Here are some shots I've gotten why in Hawaii and in Montana, unluckily, it was cloudy every night for 2-5 so I never got a chance to get any Milky Way shots.

The best resource I know of for night photography is David Kingham.  He specializes in night/Milky Way photography and has a lot of great gear information and tutorials on his website.  Definitely worth checking out.

Get the 24mm f/1.4L II lens. It is definitely the best lens for Milky Way/night sky shooting. At 1.4, you take in 4 times the amount of light as 2.8. On top of that, 24mm has the perfect FOV for the Milky Way to fill the frame. IMO, there seems to be too much empty space when shooting it at <20mm

Mr Bean:
A few thoughts....
ISO 1,600 or 3,200 is a reasonable speed, without too much noise for exposures of around 30 seconds, using a lens 21mm or wider (I notice you have a 5D mk2, I have the mk3, so, I'm not sure how the mk2 compares with high ISO).

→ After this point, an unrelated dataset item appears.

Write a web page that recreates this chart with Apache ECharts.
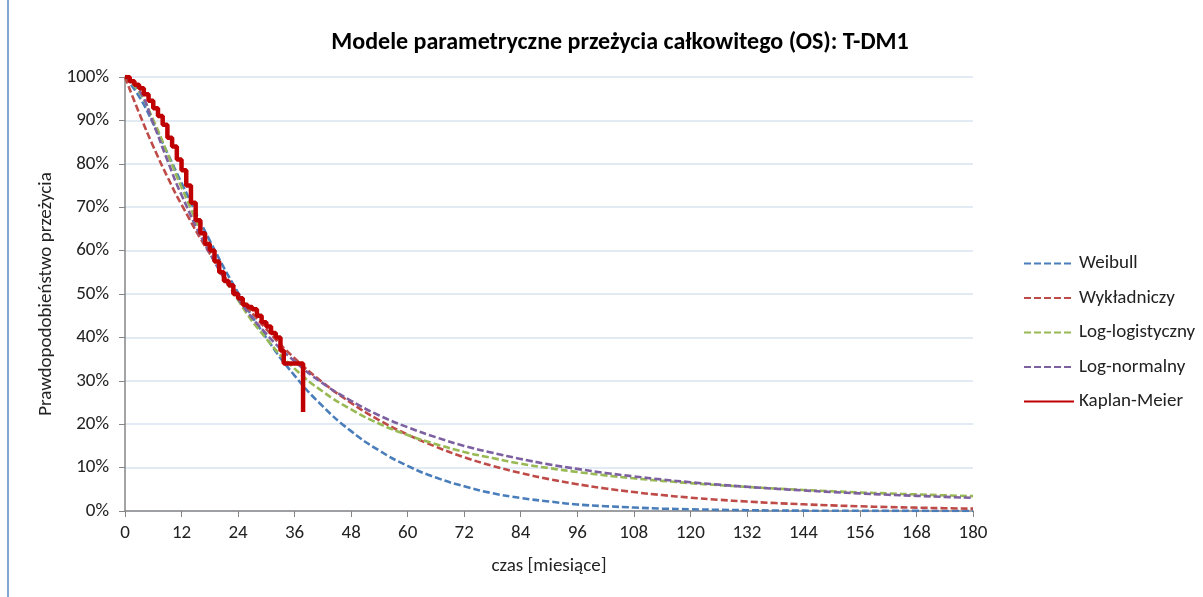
<!DOCTYPE html>
<html lang="pl">
<head>
<meta charset="UTF-8">
<title>Modele parametryczne OS</title>
<script src="https://cdn.jsdelivr.net/npm/echarts@6/dist/echarts.min.js"></script>
<style>
  html, body { margin: 0; padding: 0; background: #fff; }
  #main { width: 1203px; height: 597px; }
</style>
</head>
<body>
<div id="main"></div>
<script>
// miesiace dla krzywych parametrycznych
var months = [0, 3, 6, 9, 12, 18, 24, 30, 36, 42, 48, 54, 60, 66, 72, 78, 84, 90, 96,
              102, 108, 114, 120, 126, 132, 138, 144, 150, 156, 162, 168, 174, 180];

// przezycie w %
var weibull = [100, 95.5, 89.3, 82.5, 75.6, 62.3, 50.3, 39.9, 31.2, 24.1, 18.4, 13.9, 10.4, 7.7, 5.7,
               4.1, 3.0, 2.2, 1.5, 1.1, 0.8, 0.55, 0.4, 0.27, 0.18, 0.12, 0.08, 0.06, 0.04, 0.03, 0.02, 0.01, 0.01];
var wykladniczy = [100, 91.7, 84.0, 77.0, 70.6, 59.3, 49.8, 41.9, 35.2, 29.6, 24.9, 20.9, 17.6, 14.8, 12.4,
                   10.4, 8.75, 7.35, 6.18, 5.19, 4.36, 3.67, 3.08, 2.59, 2.18, 1.83, 1.54, 1.29, 1.09, 0.91, 0.77, 0.64, 0.54];
var logLogistyczny = [100, 96.6, 90.1, 82.4, 74.6, 60.2, 48.6, 39.7, 32.8, 27.5, 23.4, 20.1, 17.5, 15.4, 13.6,
                      12.2, 10.9, 9.89, 8.99, 8.21, 7.54, 6.94, 6.42, 5.96, 5.55, 5.18, 4.85, 4.55, 4.28, 4.04, 3.82, 3.61, 3.42];
var logNormalny = [100, 97.0, 89.3, 80.8, 72.8, 59.4, 48.9, 40.8, 34.5, 29.4, 25.4, 22.0, 19.3, 17.0, 15.0,
                   13.4, 12.0, 10.75, 9.7, 8.77, 7.97, 7.26, 6.63, 6.07, 5.57, 5.13, 4.74, 4.37, 4.05, 3.75, 3.49, 3.25, 3.03];

// Kaplan-Meier: czas zdarzenia i przezycie po zdarzeniu
var kmTime = [0, 1, 2, 3, 4, 5, 6, 7, 8, 9, 10, 11, 12, 13, 14, 15, 16, 17, 18, 19, 20,
              21, 22, 23, 24, 25, 26, 27, 28, 29, 30, 31, 32, 33, 33.7, 37.8];
var kmSurv = [100, 99, 98.2, 97.4, 96, 94.5, 92.8, 91, 89, 86, 84, 81, 78.5, 75, 71, 67, 64, 61.5, 60, 57.5, 55,
              53, 52, 50, 49, 47.5, 47, 46.5, 45, 43.5, 42.5, 41, 40, 37, 34, 22.8];

var xTicks = [0, 12, 24, 36, 48, 60, 72, 84, 96, 108, 120, 132, 144, 156, 168, 180];

function pairs(xs, ys) {
    var out = [];
    for (var i = 0; i < xs.length; i++) out.push([xs[i], ys[i]]);
    return out;
}

var font = 'Carlito, "Liberation Sans Narrow", "Liberation Sans", sans-serif';
var myChart = echarts.init(document.getElementById('main'));

function dashed(name, color, ys) {
    return {
        name: name,
        type: 'line',
        data: pairs(months, ys),
        smooth: true,
        symbol: 'none',
        lineStyle: { color: color, width: 2.6, type: [7, 3] },
        itemStyle: { color: color },
        z: 2
    };
}

var option = {
    animation: false,
    backgroundColor: '#fff',
    title: {
        text: 'Modele parametryczne przeżycia całkowitego (OS): T-DM1',
        left: 615,
        textAlign: 'center',
        top: 26,
        textStyle: { fontFamily: font, fontSize: 24, fontWeight: 'bold', color: '#000' }
    },
    graphic: [
        { type: 'line', shape: { x1: 8, y1: 0, x2: 8, y2: 597 }, style: { stroke: '#5B87C5', lineWidth: 1.5 } }
    ],
    legend: {
        orient: 'vertical',
        left: 1018,
        top: 249,
        itemWidth: 50,
        itemHeight: 20,
        itemGap: 15.5,
        itemStyle: { opacity: 0 },
        textStyle: { fontFamily: font, fontSize: 19, color: '#222' },
        data: ['Weibull', 'Wykładniczy', 'Log-logistyczny', 'Log-normalny', 'Kaplan-Meier']
    },
    grid: { left: 125, right: 230, top: 77, bottom: 86 },
    xAxis: {
        type: 'value',
        min: 0,
        max: 180,
        interval: 12,
        name: 'czas [miesiące]',
        nameLocation: 'middle',
        nameGap: 46,
        nameTextStyle: { fontFamily: font, fontSize: 19, color: '#222' },
        axisLine: { lineStyle: { color: '#868686', width: 1.5 } },
        axisTick: { show: true, length: 6, lineStyle: { color: '#868686' } },
        axisLabel: { fontFamily: font, fontSize: 19, color: '#222', margin: 13,
                     customValues: xTicks },
        splitLine: { show: false }
    },
    yAxis: {
        type: 'value',
        min: 0,
        max: 100,
        interval: 10,
        name: 'Prawdopodobieństwo przeżycia',
        nameLocation: 'middle',
        nameGap: 68,
        nameTextStyle: { fontFamily: font, fontSize: 19, color: '#222' },
        axisLine: { show: true, lineStyle: { color: '#868686', width: 1.5 } },
        axisTick: { show: true, length: 6, lineStyle: { color: '#868686' } },
        axisLabel: { fontFamily: font, fontSize: 19, color: '#222', margin: 16, formatter: '{value}%' },
        splitLine: { lineStyle: { color: '#D9E3F0', width: 1.5 } }
    },
    series: [
        dashed('Weibull', '#4A7EBB', weibull),
        dashed('Wykładniczy', '#BE4B48', wykladniczy),
        dashed('Log-logistyczny', '#98B954', logLogistyczny),
        dashed('Log-normalny', '#7D60A0', logNormalny),
        {
            name: 'Kaplan-Meier',
            type: 'line',
            data: pairs(kmTime, kmSurv),
            step: 'end',
            symbol: 'none',
            lineStyle: { color: '#C00000', width: 4.5 },
            itemStyle: { color: '#C00000' },
            z: 3
        }
    ]
};

myChart.setOption(option);
</script>
</body>
</html>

f2.8 in a lens is what you will need to keep the exposure time down. And here is where the journey starts, to find a lens that has good, wide open sharpness. If you want to do a lot of night shots, I'd suggest hiring the lens first, to give you a taste of what it's capable of.

A manual focus lens can be a good option, as they usually have a hard stop for infinity (most AF lenses don't). Makes it easier to get the focus right, while fumbling in the dark :)

I feel like you kind of answered your own question, go with the Rokinon 14mm.  It's cheap and it's really wide, you can go 40+ seconds on your exposures.  Also, I'd try shooting at ISO 3200, even with the Mark II.  Make sure your noise reduction is off and use mirror lockup.